Rep. Abigail Spanberger, D-Va., introduced one of the House bills. She believes Democratic leadership is intentionally stalling the legislation.
“Which I think is unfortunate,” Spanberger said. “They’re certainly not listening to the calls of their members of Congress saying we want to do better.”
Her bill does have support from both parties. She believes it’s crucial to build trust and have transparency in Congress.
“We have briefings, we have meetings, we take votes that really could help inform us about the movement of the stock market or votes that could move the stock market,” Spanberger explained.
Similar efforts are also frozen in the Senate. Sen. Josh Hawley, R-Mo., is behind one of the bills on the issue.
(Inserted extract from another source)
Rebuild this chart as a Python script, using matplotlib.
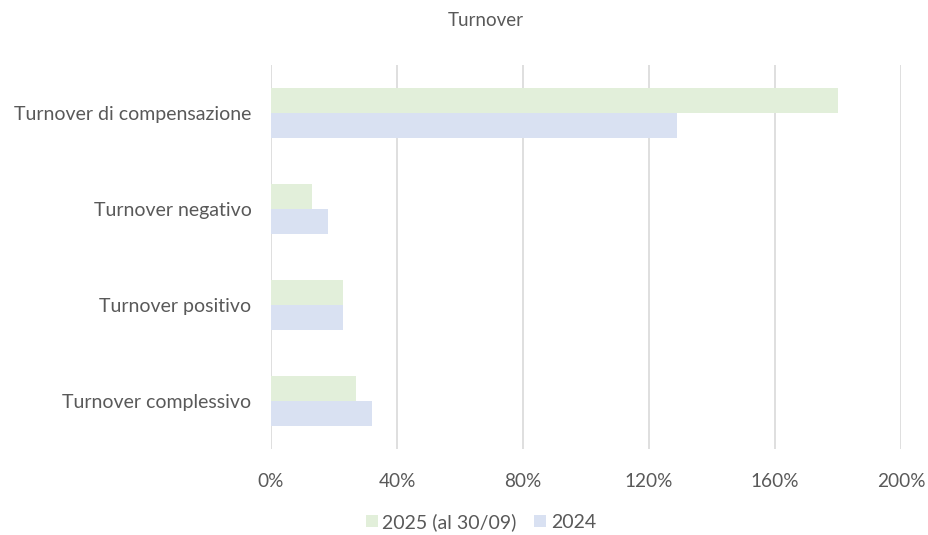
import matplotlib
matplotlib.use("Agg")
import matplotlib.pyplot as plt
import numpy as np
from matplotlib.patches import Patch

categories = ["Turnover di compensazione", "Turnover negativo", "Turnover positivo", "Turnover complessivo"]
series_2025 = [180, 13, 23, 27]
series_2024 = [129, 18, 23, 32]
series_names = ["2025 (al 30/09)", "2024"]
xticks = [0, 40, 80, 120, 160, 200]
xtick_labels = ["0%", "40%", "80%", "120%", "160%", "200%"]

plt.rcParams['font.family'] = ['Lato', 'DejaVu Sans']
txt = "#595959"
c25 = "#E2EFDA"
c24 = "#D9E1F2"

fig = plt.figure(figsize=(9.29, 5.35), dpi=100)
ax = fig.add_axes([271/929, 1-449/535, 630/929, 384/535])

y = np.arange(len(categories))
h = 0.26
ax.barh(y - h/2, series_2025, height=h, color=c25, zorder=2)
ax.barh(y + h/2, series_2024, height=h, color=c24, zorder=2)
ax.set_ylim(len(categories) - 0.5, -0.5)
ax.set_xlim(0, 200)
ax.set_yticks(y)
ax.set_yticklabels(categories, fontsize=14, color=txt)
ax.set_xticks(xticks)
ax.set_xticklabels(xtick_labels, fontsize=13.7, color=txt)
ax.tick_params(axis='both', length=0)
ax.tick_params(axis='y', pad=14)
ax.tick_params(axis='x', pad=17)
ax.grid(axis='x', color="#D9D9D9", linewidth=1.2, zorder=0)
for s in ax.spines.values():
    s.set_visible(False)

fig.text(486/929, 1-21/535, "Turnover", ha='center', va='center', fontsize=13.5, color=txt)

handles = [Patch(facecolor=c25, label=series_names[0]), Patch(facecolor=c24, label=series_names[1])]
fig.legend(handles=handles, loc='center', bbox_to_anchor=(481/929, 1-522/535), ncol=2, frameon=False,
           fontsize=14, labelcolor=txt, handlelength=0.6, handleheight=0.6, handletextpad=0.25, columnspacing=0.9)

fig.savefig("out.png", dpi=100)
“The American people should be able to expect that when people come to Congress – they’re focused on the people’s business, they’re not focused on moneymaking,” Hawley said.
Sen. Tim Kaine, D-Va., thinks the frozen progress is just part of the negotiation process.
“Little bit of an effort to look at the bills and maybe take the best of each and combine them because there are multiple proposals,” Kaine said.
Kaine believes the Senate will vote on the issue eventually. But Hawley is skeptical about the chance of getting something done.
“There’s actually not a lot of support because elected officials don’t want to have to give up their financial interests and they don’t want to have to give up their stock holdings,” Hawley said.
Still, both Sen. Hawley and Rep. Spanberger say it’s a priority they’ll keep pushing for.
“I’ll continue to agitate but it might just be that we have to have new leadership before these bills can come to the floor,” Spanberger said.